Agencies want to know too much?

Any reputable agency which conforms to REC (Recruitment and Employment Confederation) standards would ask for all of that. i speak from experience having been a recruitment consultant in a previous life.

When you interview a candidate, you’ve got about twenty minutes to half an hour to find out as much as you can about him before you put him on the books. Most candidates will have a printed CV if they’re looking for full time work; people in your position tend not to do so because it’s “only casual”, but if you think about it, you’ll be working for exactly the same clients as the full-time boys so the agency has to go through the same routine. Screw it up or get a rogue driver, you stand to lose not only your client but also your reputation.

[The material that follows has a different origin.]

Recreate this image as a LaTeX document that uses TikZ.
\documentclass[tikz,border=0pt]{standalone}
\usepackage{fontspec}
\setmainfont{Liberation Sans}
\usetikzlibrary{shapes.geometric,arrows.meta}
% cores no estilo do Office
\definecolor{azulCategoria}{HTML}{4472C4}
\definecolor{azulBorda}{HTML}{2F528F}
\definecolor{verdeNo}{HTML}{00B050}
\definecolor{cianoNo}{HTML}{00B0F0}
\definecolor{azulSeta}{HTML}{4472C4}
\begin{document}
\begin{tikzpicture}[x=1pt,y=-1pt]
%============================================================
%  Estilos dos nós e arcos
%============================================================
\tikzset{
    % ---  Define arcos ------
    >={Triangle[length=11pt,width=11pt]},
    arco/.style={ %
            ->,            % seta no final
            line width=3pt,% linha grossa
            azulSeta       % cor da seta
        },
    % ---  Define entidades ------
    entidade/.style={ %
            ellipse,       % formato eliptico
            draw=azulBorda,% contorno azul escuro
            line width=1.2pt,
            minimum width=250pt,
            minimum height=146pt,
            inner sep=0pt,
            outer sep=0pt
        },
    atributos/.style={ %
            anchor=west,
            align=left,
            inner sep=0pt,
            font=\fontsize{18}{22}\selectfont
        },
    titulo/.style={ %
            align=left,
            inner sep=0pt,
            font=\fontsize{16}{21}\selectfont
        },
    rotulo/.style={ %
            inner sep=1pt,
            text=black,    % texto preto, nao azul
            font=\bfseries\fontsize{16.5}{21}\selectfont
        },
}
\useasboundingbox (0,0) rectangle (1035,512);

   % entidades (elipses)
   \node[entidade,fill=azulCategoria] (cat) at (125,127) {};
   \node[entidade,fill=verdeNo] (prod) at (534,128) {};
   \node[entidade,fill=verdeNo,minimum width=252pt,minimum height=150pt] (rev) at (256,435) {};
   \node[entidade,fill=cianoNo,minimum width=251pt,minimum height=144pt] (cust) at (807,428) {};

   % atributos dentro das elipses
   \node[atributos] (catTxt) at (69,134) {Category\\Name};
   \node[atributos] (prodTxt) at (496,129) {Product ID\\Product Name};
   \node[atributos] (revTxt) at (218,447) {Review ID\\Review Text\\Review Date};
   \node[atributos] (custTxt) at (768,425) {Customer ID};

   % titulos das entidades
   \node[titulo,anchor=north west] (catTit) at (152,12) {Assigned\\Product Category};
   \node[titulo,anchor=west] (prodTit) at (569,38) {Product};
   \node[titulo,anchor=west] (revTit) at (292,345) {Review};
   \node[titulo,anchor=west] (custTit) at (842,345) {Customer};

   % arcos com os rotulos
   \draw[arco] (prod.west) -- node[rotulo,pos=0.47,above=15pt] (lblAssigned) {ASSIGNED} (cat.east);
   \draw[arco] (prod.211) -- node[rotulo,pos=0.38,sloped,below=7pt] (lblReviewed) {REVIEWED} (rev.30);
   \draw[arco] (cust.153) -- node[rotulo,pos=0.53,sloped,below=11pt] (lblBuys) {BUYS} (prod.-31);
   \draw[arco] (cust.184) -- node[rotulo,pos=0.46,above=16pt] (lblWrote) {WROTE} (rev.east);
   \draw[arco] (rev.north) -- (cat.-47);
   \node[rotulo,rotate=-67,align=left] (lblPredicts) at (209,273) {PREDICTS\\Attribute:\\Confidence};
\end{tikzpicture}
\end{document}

You can’t take the candidate out for a test drive, so you have to make the most of what you’ve got and that means a checkable work history. Usually this is easy and references you request will confirm what the candidate has told you or what’s on his CV. My experience is that you look more carefully for what a CV does NOT tell you! Back in the day, I caught out more than one joker who’d been banned but kept his old (clean) paper licence and tried to blag a job on the strength of if; reference checking is your friend here.

I’m interested to note that they tested you on tachograph knowledge. We used to do it before the days of DCPC, but I’d suspected that nowadays the holding of said card would be sufficient proof. Having said that, I know of more than one driver who could do a DCPC on tachos every month and still know eff all about them!